To do:
Work through the material below line by line and say how many lines include the word "this". Only the number, please.

Code that draws figures:
══════
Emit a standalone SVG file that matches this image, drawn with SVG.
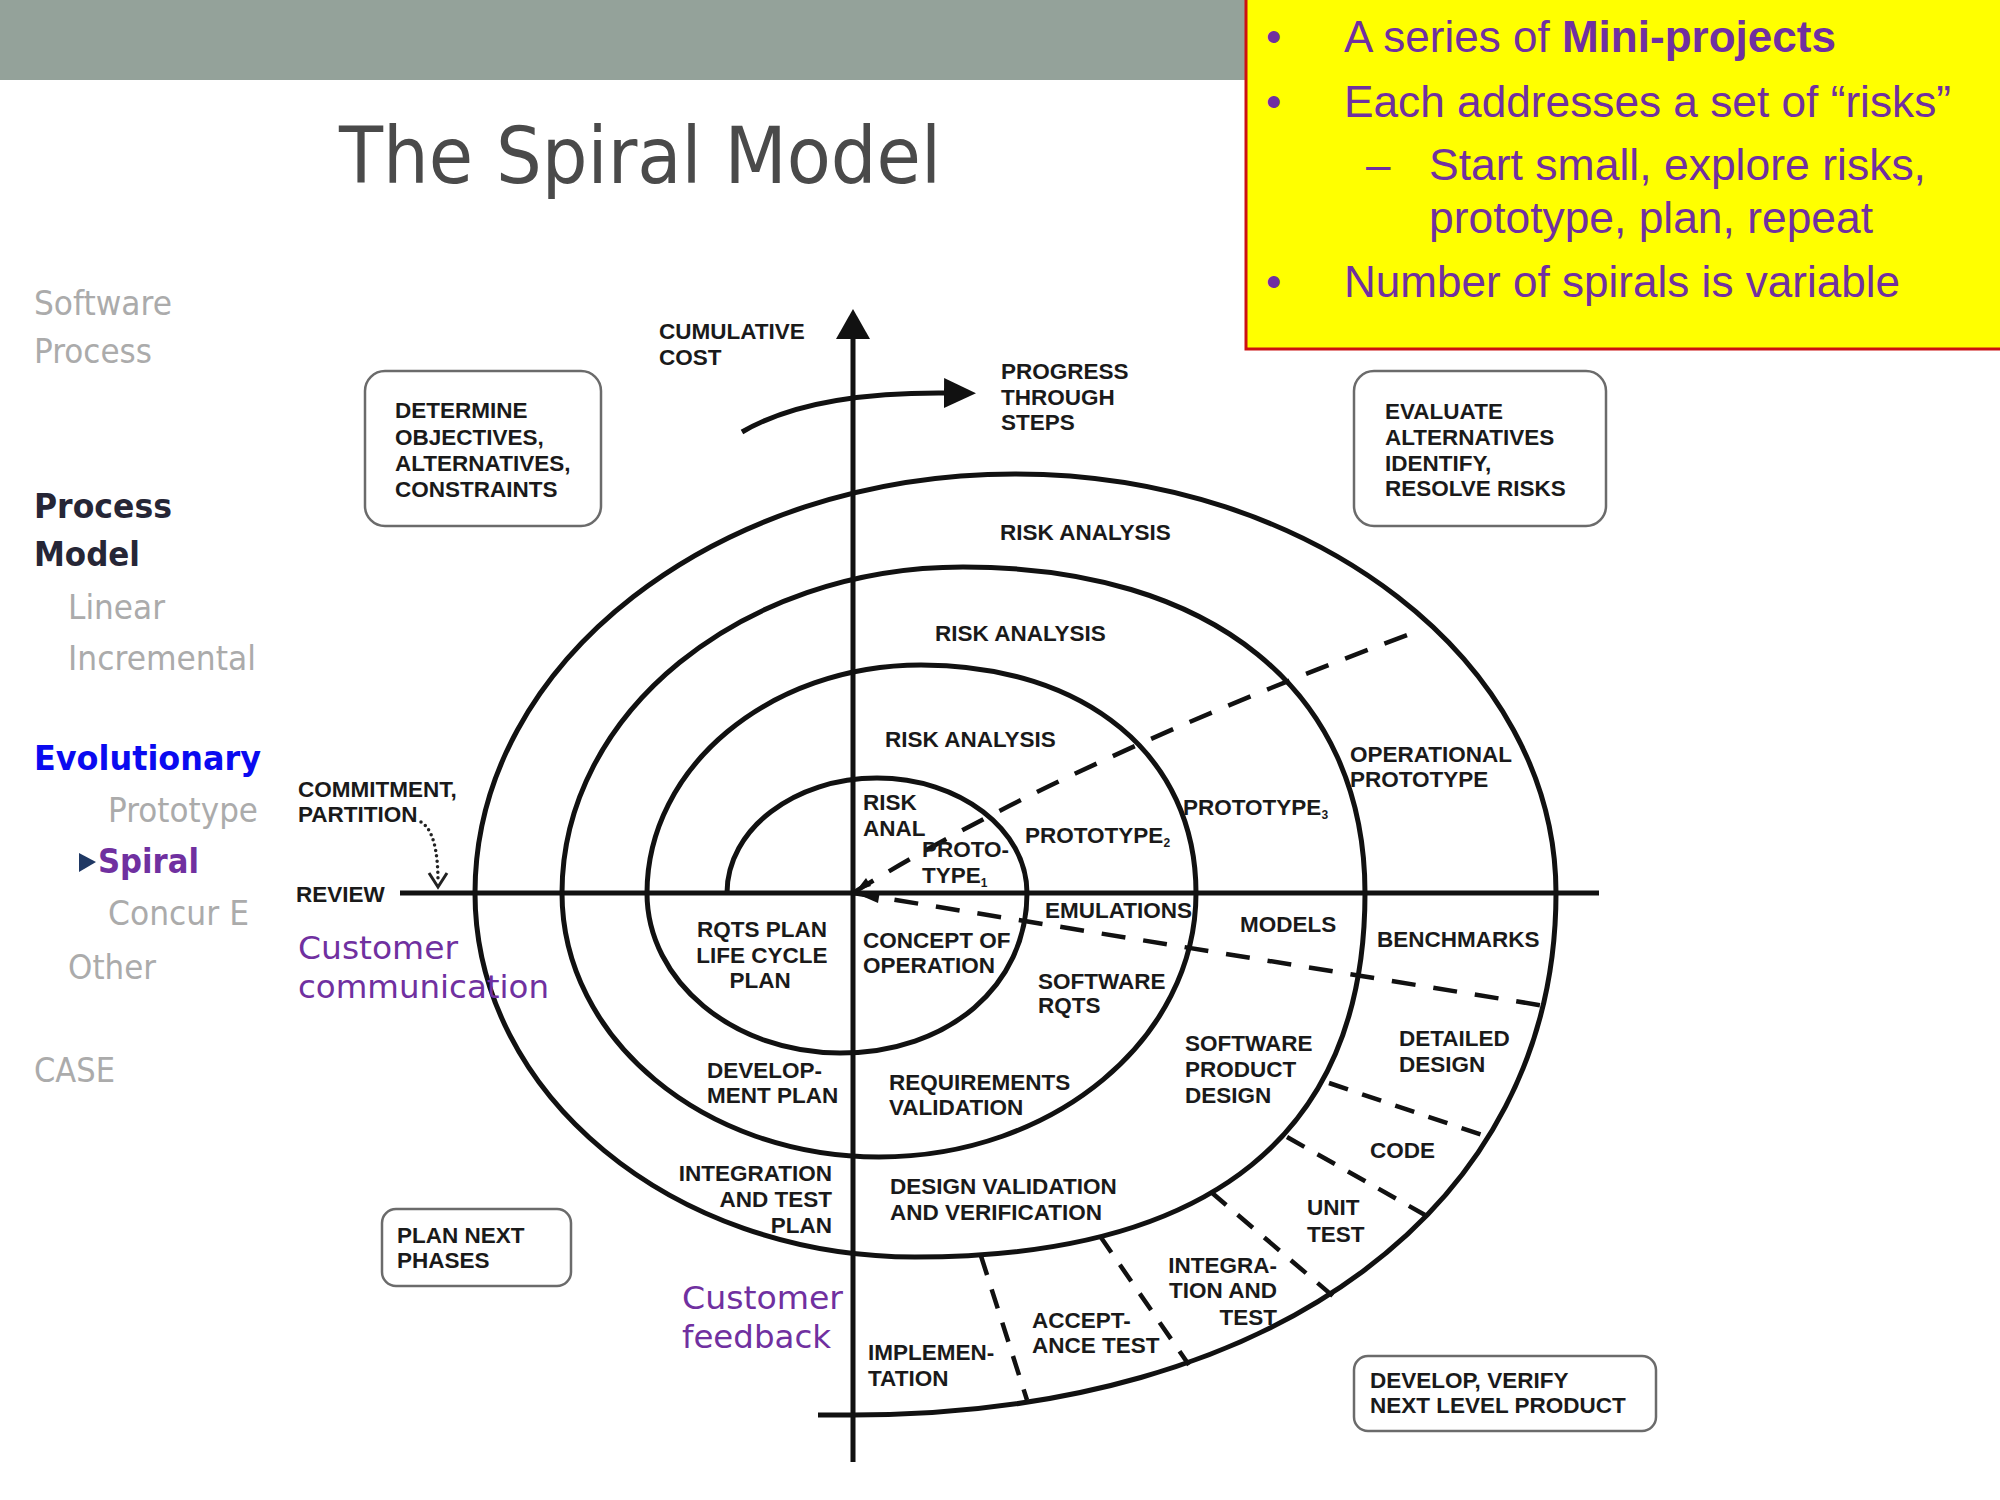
<svg xmlns="http://www.w3.org/2000/svg" width="2000" height="1500" viewBox="0 0 2000 1500">
  <defs>
    <marker id="arrowHead" viewBox="0 0 30 34" refX="1" refY="17" markerWidth="30" markerHeight="34" orient="auto" markerUnits="userSpaceOnUse">
      <path d="M0,0 L30,17 L0,34 Z" fill="#111"/>
    </marker>
    <marker id="arrowHeadSm" viewBox="0 0 32 30" refX="1" refY="15" markerWidth="32" markerHeight="30" orient="auto" markerUnits="userSpaceOnUse">
      <path d="M0,0 L32,15 L0,30 Z" fill="#111"/>
    </marker>
  </defs>
  <style>
    .lbl{font-family:"Liberation Sans",Arial,sans-serif;font-weight:bold;font-size:22.5px;fill:#1a1a1a}
    .sub{font-size:12px}
    .box{fill:#fff;stroke:#6b6b6b;stroke-width:2.5}
    .spiral{fill:none;stroke:#111;stroke-width:5}
    .axis{stroke:#111;stroke-width:5;fill:none}
    .dash{fill:none;stroke:#111;stroke-width:4.5;stroke-dasharray:24 18}
    .dashR{fill:none;stroke:#111;stroke-width:4.5;stroke-dasharray:20 15}
    .side{font-family:"DejaVu Sans",Verdana,sans-serif;font-size:34px;fill:#ababab}
    .sideB{font-family:"DejaVu Sans",Verdana,sans-serif;font-size:34px;font-weight:bold}
    .cust{font-family:"DejaVu Sans",Verdana,sans-serif;font-size:32px;fill:#7030a0}
    .note{font-family:"Liberation Sans",Arial,sans-serif;font-size:44px;fill:#7030a0}
  </style>

  <!-- slide header band -->
  <rect id="header" x="0" y="0" width="2000" height="80" fill="#94a29a"/>

  <!-- title -->
  <text id="title" x="339" y="183" font-family="'DejaVu Sans',Verdana,sans-serif" font-size="78" fill="#4a4a4a" textLength="602" lengthAdjust="spacingAndGlyphs">The Spiral Model</text>

  <!-- navigation sidebar -->
  <g id="sidebar">
    <text class="side" x="34" y="315" textLength="138" lengthAdjust="spacingAndGlyphs">Software</text>
    <text class="side" x="34" y="363" textLength="118" lengthAdjust="spacingAndGlyphs">Process</text>
    <text class="sideB" x="34" y="518" fill="#262636" textLength="138" lengthAdjust="spacingAndGlyphs">Process</text>
    <text class="sideB" x="34" y="566" fill="#262636" textLength="106" lengthAdjust="spacingAndGlyphs">Model</text>
    <text class="side" x="68" y="619" textLength="97" lengthAdjust="spacingAndGlyphs">Linear</text>
    <text class="side" x="68" y="670" textLength="188" lengthAdjust="spacingAndGlyphs">Incremental</text>
    <text class="sideB" x="34" y="770" fill="#0a0af0" textLength="227" lengthAdjust="spacingAndGlyphs">Evolutionary</text>
    <text class="side" x="108" y="822" textLength="150" lengthAdjust="spacingAndGlyphs">Prototype</text>
    <path d="M79,853 L96,862 L79,872 Z" fill="#1f3864"/>
    <text class="sideB" x="98" y="873" fill="#7030a0" textLength="101" lengthAdjust="spacingAndGlyphs">Spiral</text>
    <text class="side" x="108" y="925" textLength="141" lengthAdjust="spacingAndGlyphs">Concur E</text>
    <text class="side" x="68" y="979" textLength="88" lengthAdjust="spacingAndGlyphs">Other</text>
    <text class="side" x="34" y="1082" textLength="81" lengthAdjust="spacingAndGlyphs">CASE</text>
  </g>

  <!-- connectors: axes, spiral, phase boundaries -->
  <g id="connectors">
    <line class="axis" x1="853" y1="1462" x2="853" y2="338" marker-end="url(#arrowHead)"/>
    <line class="axis" x1="400" y1="893" x2="1599" y2="893"/>
    <path class="axis" stroke-width="6" d="M742,432 Q810,392 945,393" marker-end="url(#arrowHeadSm)"/>

    <path class="spiral" d="M727,893
      C727,829.5 794.2,778 877,778 C959.8,778 1027,829.5 1027,893
      C1027,985.8 948.5,1053 840,1053 C733.5,1053 647,981.3 647,893
      C647,767.1 769.8,665 921,665 C1086,665 1196,756.2 1196,893
      C1196,1038.7 1054,1157 879,1157 C704,1157 562,1038.7 562,893
      C562,713 741.6,567 963,567 C1212.2,567 1365,690.9 1365,893
      C1365,1133.2 1212,1257 915,1257 C672.1,1257 475,1093.9 475,893
      C475,661.7 717,474 1015,474 C1313.6,474 1556,661.7 1556,893
      C1556,1206.2 1274.8,1415 853,1415 L818,1415"/>

    <path class="dash" d="M853,893 Q1061,764 1410,634"/>
    <path class="dash" d="M853,893 L1545,1006"/>
    <path d="M856,891 L871,886 L866,878 Z" fill="#111"/>
    <path d="M855,893 L878,903 L880,891 Z" fill="#111"/>

    <path class="dashR" d="M1329,1083 L1482,1135"/>
    <path class="dashR" d="M1287,1137 L1425,1215"/>
    <path class="dashR" d="M1211,1192 L1334,1297"/>
    <path class="dashR" d="M1100,1236 L1189,1365"/>
    <path class="dashR" d="M981,1256 L1027,1400"/>

    <path d="M421,822 Q438,832 438,882" fill="none" stroke="#222" stroke-width="3.5" stroke-linecap="round" stroke-dasharray="0 5.5"/>
    <path d="M429,873 L438,887 L447,873" fill="none" stroke="#222" stroke-width="3"/>
  </g>

  <!-- quadrant boxes -->
  <g id="node-determine">
    <rect class="box" x="365" y="371" width="236" height="155" rx="20"/>
    <text class="lbl" x="395" y="418">DETERMINE</text>
    <text class="lbl" x="395" y="445">OBJECTIVES,</text>
    <text class="lbl" x="395" y="471">ALTERNATIVES,</text>
    <text class="lbl" x="395" y="497">CONSTRAINTS</text>
  </g>
  <g id="node-evaluate">
    <rect class="box" x="1354" y="371" width="252" height="155" rx="20"/>
    <text class="lbl" x="1385" y="419">EVALUATE</text>
    <text class="lbl" x="1385" y="445">ALTERNATIVES</text>
    <text class="lbl" x="1385" y="471">IDENTIFY,</text>
    <text class="lbl" x="1385" y="496">RESOLVE RISKS</text>
  </g>
  <g id="node-plan-next">
    <rect class="box" x="382" y="1209" width="189" height="77" rx="14"/>
    <text class="lbl" x="397" y="1243">PLAN NEXT</text>
    <text class="lbl" x="397" y="1268">PHASES</text>
  </g>
  <g id="node-develop">
    <rect class="box" x="1354" y="1356" width="302" height="75" rx="14"/>
    <text class="lbl" x="1370" y="1388">DEVELOP, VERIFY</text>
    <text class="lbl" x="1370" y="1413">NEXT LEVEL PRODUCT</text>
  </g>

  <!-- axis labels -->
  <g id="node-axes-labels">
    <text class="lbl" x="659" y="339">CUMULATIVE</text>
    <text class="lbl" x="659" y="365">COST</text>
    <text class="lbl" x="1001" y="379">PROGRESS</text>
    <text class="lbl" x="1001" y="405">THROUGH</text>
    <text class="lbl" x="1001" y="430">STEPS</text>
    <text class="lbl" x="298" y="797">COMMITMENT,</text>
    <text class="lbl" x="298" y="822">PARTITION</text>
    <text class="lbl" x="296" y="902">REVIEW</text>
  </g>

  <!-- risk analysis / prototype sector -->
  <g id="node-risk">
    <text class="lbl" x="1000" y="540">RISK ANALYSIS</text>
    <text class="lbl" x="935" y="641">RISK ANALYSIS</text>
    <text class="lbl" x="885" y="747">RISK ANALYSIS</text>
    <text class="lbl" x="863" y="810">RISK</text>
    <text class="lbl" x="863" y="836">ANAL</text>
    <text class="lbl" x="922" y="857">PROTO-</text>
    <text class="lbl" x="922" y="883">TYPE<tspan class="sub" dy="4">1</tspan></text>
    <text class="lbl" x="1025" y="843">PROTOTYPE<tspan class="sub" dy="4">2</tspan></text>
    <text class="lbl" x="1183" y="815">PROTOTYPE<tspan class="sub" dy="4">3</tspan></text>
    <text class="lbl" x="1350" y="762">OPERATIONAL</text>
    <text class="lbl" x="1350" y="787">PROTOTYPE</text>
  </g>

  <!-- development sector -->
  <g id="node-develop-sector">
    <text class="lbl" x="1045" y="918">EMULATIONS</text>
    <text class="lbl" x="1240" y="932">MODELS</text>
    <text class="lbl" x="1377" y="947">BENCHMARKS</text>
    <text class="lbl" x="863" y="948">CONCEPT OF</text>
    <text class="lbl" x="863" y="973">OPERATION</text>
    <text class="lbl" x="1038" y="989">SOFTWARE</text>
    <text class="lbl" x="1038" y="1013">RQTS</text>
    <text class="lbl" x="1185" y="1051">SOFTWARE</text>
    <text class="lbl" x="1185" y="1077">PRODUCT</text>
    <text class="lbl" x="1185" y="1103">DESIGN</text>
    <text class="lbl" x="1399" y="1046">DETAILED</text>
    <text class="lbl" x="1399" y="1072">DESIGN</text>
    <text class="lbl" x="889" y="1090">REQUIREMENTS</text>
    <text class="lbl" x="889" y="1115">VALIDATION</text>
    <text class="lbl" x="1370" y="1158">CODE</text>
    <text class="lbl" x="890" y="1194">DESIGN VALIDATION</text>
    <text class="lbl" x="890" y="1220">AND VERIFICATION</text>
    <text class="lbl" x="1307" y="1215">UNIT</text>
    <text class="lbl" x="1307" y="1242">TEST</text>
    <text class="lbl" x="1277" y="1273" text-anchor="end">INTEGRA-</text>
    <text class="lbl" x="1277" y="1298" text-anchor="end">TION AND</text>
    <text class="lbl" x="1277" y="1325" text-anchor="end">TEST</text>
    <text class="lbl" x="1032" y="1328">ACCEPT-</text>
    <text class="lbl" x="1032" y="1353">ANCE TEST</text>
    <text class="lbl" x="868" y="1360">IMPLEMEN-</text>
    <text class="lbl" x="868" y="1386">TATION</text>
  </g>

  <!-- planning sector -->
  <g id="node-plan-sector">
    <text class="lbl" x="762" y="937" text-anchor="middle">RQTS PLAN</text>
    <text class="lbl" x="762" y="963" text-anchor="middle">LIFE CYCLE</text>
    <text class="lbl" x="760" y="988" text-anchor="middle">PLAN</text>
    <text class="lbl" x="707" y="1078">DEVELOP-</text>
    <text class="lbl" x="707" y="1103">MENT PLAN</text>
    <text class="lbl" x="832" y="1181" text-anchor="end">INTEGRATION</text>
    <text class="lbl" x="832" y="1207" text-anchor="end">AND TEST</text>
    <text class="lbl" x="832" y="1233" text-anchor="end">PLAN</text>
  </g>

  <!-- customer annotations -->
  <g id="node-customer">
    <text class="cust" x="298" y="959" textLength="160" lengthAdjust="spacingAndGlyphs">Customer</text>
    <text class="cust" x="298" y="998" textLength="251" lengthAdjust="spacingAndGlyphs">communication</text>
    <text class="cust" x="682" y="1309" textLength="161" lengthAdjust="spacingAndGlyphs">Customer</text>
    <text class="cust" x="682" y="1348" textLength="149" lengthAdjust="spacingAndGlyphs">feedback</text>
  </g>

  <!-- highlighted notes -->
  <g id="node-notes">
    <rect x="1246" y="-4" width="760" height="353" fill="#ffff00" stroke="#cc1111" stroke-width="3"/>
    <text class="note" x="1266" y="52">•</text>
    <text class="note" x="1344" y="52" textLength="492" lengthAdjust="spacingAndGlyphs">A series of <tspan font-weight="bold">Mini-projects</tspan></text>
    <text class="note" x="1266" y="117">•</text>
    <text class="note" x="1344" y="117" textLength="607" lengthAdjust="spacingAndGlyphs">Each addresses a set of “risks”</text>
    <text class="note" x="1366" y="180">–</text>
    <text class="note" x="1429" y="180" textLength="497" lengthAdjust="spacingAndGlyphs">Start small, explore risks,</text>
    <text class="note" x="1429" y="233" textLength="444" lengthAdjust="spacingAndGlyphs">prototype, plan, repeat</text>
    <text class="note" x="1266" y="297">•</text>
    <text class="note" x="1344" y="297" textLength="556" lengthAdjust="spacingAndGlyphs">Number of spirals is variable</text>
  </g>
</svg>
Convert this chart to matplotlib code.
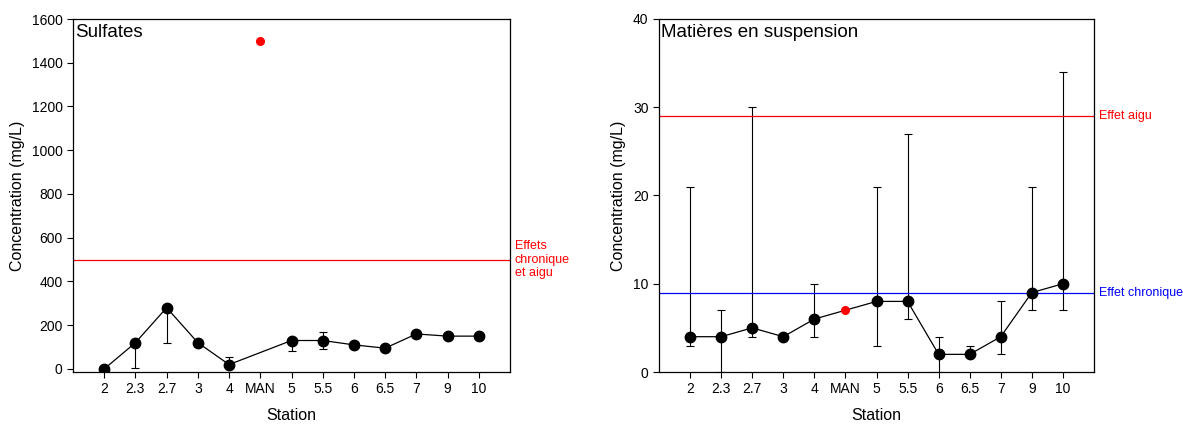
import numpy as np
import matplotlib.pyplot as plt

plt.rcParams['font.family'] = ['Liberation Sans', 'DejaVu Sans']

# stations (x categories)
stations = ['2', '2.3', '2.7', '3', '4', 'MAN', '5', '5.5', '6', '6.5', '7', '9', '10']

# Sulfates (mg/L) - MAN plotted apart in red
sulf = [0, 120, 280, 120, 20, np.nan, 130, 130, 110, 95, 160, 150, 150]
sulf_low = [0, 5, 120, 120, 20, np.nan, 80, 90, 110, 95, 160, 150, 150]
sulf_high = [0, 120, 285, 120, 55, np.nan, 130, 170, 110, 95, 160, 150, 150]
sulf_man = 1500
sulf_seuil = 500

# Matieres en suspension (mg/L)
mes = [4, 4, 5, 4, 6, 7, 8, 8, 2, 2, 4, 9, 10]
mes_low = [3, 0, 4, 4, 4, 7, 3, 6, 0, 2, 2, 7, 7]
mes_high = [21, 7, 30, 4, 10, 7, 21, 27, 4, 3, 8, 21, 34]
mes_aigu = 29
mes_chronique = 9

fig = plt.figure(figsize=(11.83, 4.28), dpi=100)
ax1 = fig.add_axes([73/1183, 56/428, 437/1183, 353/428])
ax2 = fig.add_axes([659/1183, 56/428, 435/1183, 353/428])

x = np.arange(len(stations))
iman = stations.index('MAN')


def panel(ax, y, lo, hi, titre):
    y = np.array(y, dtype=float)
    lo = np.array(lo, dtype=float)
    hi = np.array(hi, dtype=float)
    err = [y - lo, hi - y]
    ax.errorbar(x, y, yerr=err, fmt='none', ecolor='black', elinewidth=0.8,
                capsize=3.2, capthick=0.8, zorder=2)
    ok = ~np.isnan(y)
    ax.plot(x[ok], y[ok], color='black', linewidth=0.9, zorder=3)
    pts = ok & (x != iman)
    ax.plot(x[pts], y[pts], 'o', color='black', markersize=7.5, zorder=4)
    ax.set_xticks(x)
    ax.set_xticklabels(stations)
    ax.set_xlim(-1, 13)
    ax.set_xlabel('Station', fontsize=11.5, labelpad=8)
    ax.set_ylabel('Concentration (mg/L)', fontsize=11.5, labelpad=5)
    ax.tick_params(labelsize=10, direction='out', length=4, width=0.8)
    ax.text(0.005, 0.985, titre, transform=ax.transAxes, fontsize=13.5,
            va='top', ha='left')
    for s in ax.spines.values():
        s.set_linewidth(0.9)


# Sulfates
panel(ax1, sulf, sulf_low, sulf_high, 'Sulfates')
ax1.plot(iman, sulf_man, 'o', color='red', markeredgecolor='red', markersize=5.5, zorder=5)
ax1.axhline(sulf_seuil, color='red', linewidth=0.9)
ax1.set_ylim(-14, 1600)
ax1.set_yticks(np.arange(0, 1601, 200))
ax1.text(13.15, sulf_seuil, 'Effets\nchronique\net aigu', color='red', fontsize=9,
         va='center', ha='left', clip_on=False, linespacing=1.15)

# Matieres en suspension
panel(ax2, mes, mes_low, mes_high, 'Matières en suspension')
ax2.plot(iman, mes[iman], 'o', color='red', markeredgecolor='red', markersize=5.5, zorder=5)
ax2.axhline(mes_aigu, color='red', linewidth=0.9)
ax2.axhline(mes_chronique, color='blue', linewidth=0.9)
ax2.set_ylim(0, 40)
ax2.set_yticks(np.arange(0, 41, 10))
ax2.text(13.15, mes_aigu, 'Effet aigu', color='red', fontsize=9,
         va='center', ha='left', clip_on=False)
ax2.text(13.15, mes_chronique, 'Effet chronique', color='blue', fontsize=9,
         va='center', ha='left', clip_on=False)

plt.savefig('out.png', dpi=100)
══════
Exercise response:
2